I’ve never been one to explore my own emotions; at least not verbally.  I extremely enjoy journaling but actually verbalizing emotions is difficult for me.  I am normally the one listening, asking questions, and giving feedback so that the other person can feel validated, equipped, and exalted.  I get my energy from that.  I love that! So now that I am in this place where I do not understand my own emotions I am feeling confused and lost, but through it all I have such a sense of peace and rest.  That is the power of God.  That is the love of my Creator.  Through this season of preparing for life changing events the Lord has revealed marvelous things about my character in Him that is so humbling yet strengthening.  He has shown me that my faith is so small but that I’m a fighter, that I find it difficult to trust Him but truly love Him, that I’m hurting and He’s my Healer. 

It has been so tempting to ask God to remove these burdens of stress and chaos from my walk and then God reminds me of Nehemiah.  ‘They were all trying to frighten us, thinking, “Their hands will get too weak for the work, and it will not be completed.”   But I prayed, “Now strengthen my hands.” (Nehemiah 7:9, NIV)

God has said that opposition will come but Isaiah 43:2 declares that God has formed us and redeemed us, and that

When you pass through the waters, I will be with you

When you pass through the rivers, they will not sweep over you.

When you walk through fire, you will not be burned. 

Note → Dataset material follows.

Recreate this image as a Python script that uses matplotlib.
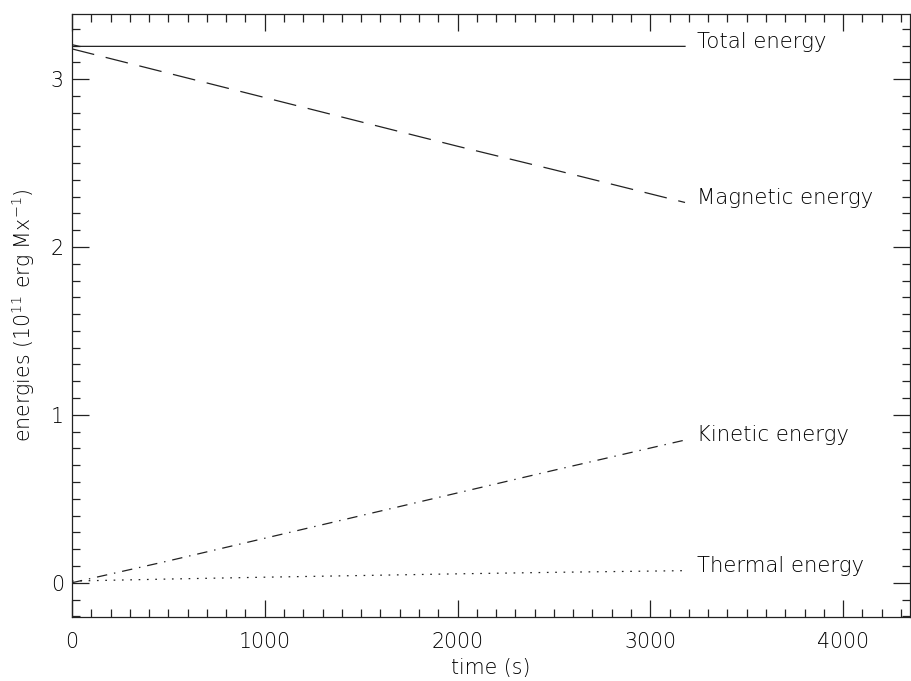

I know that I am ill-equipped but I will do my best, and grace will do the rest. 

I have enjoyed this time of stretching and trial because it is in these moments that I feel God the most.    I see His hand in every little thing, and all of the victories that would have seemed minute before now have significant meaning and confirmation.  I find it easier to cling to Him in these times; I also find it easier to follow Him in these times.  I do not want these trials to be removed because I love the closeness of His presence; rather, I want strength to endure and perservere.  I love the yearning of my heart to hear His voice, to see Him move, to know that He is in control.  Thank You Father that you are teaching me to trust You completely.  Thank You for hearing my prayers of growing nearer to You and abandoning myself from the things of this world.  Thank You Father that You are stretching me, growing me, equipping me.  Thank You for this time in my life and for the moments of chaos and confusion because it is in Your still presence that I find my rest and peace.  In You is where my treasure is, and in You is where I will find my heart.  I love You.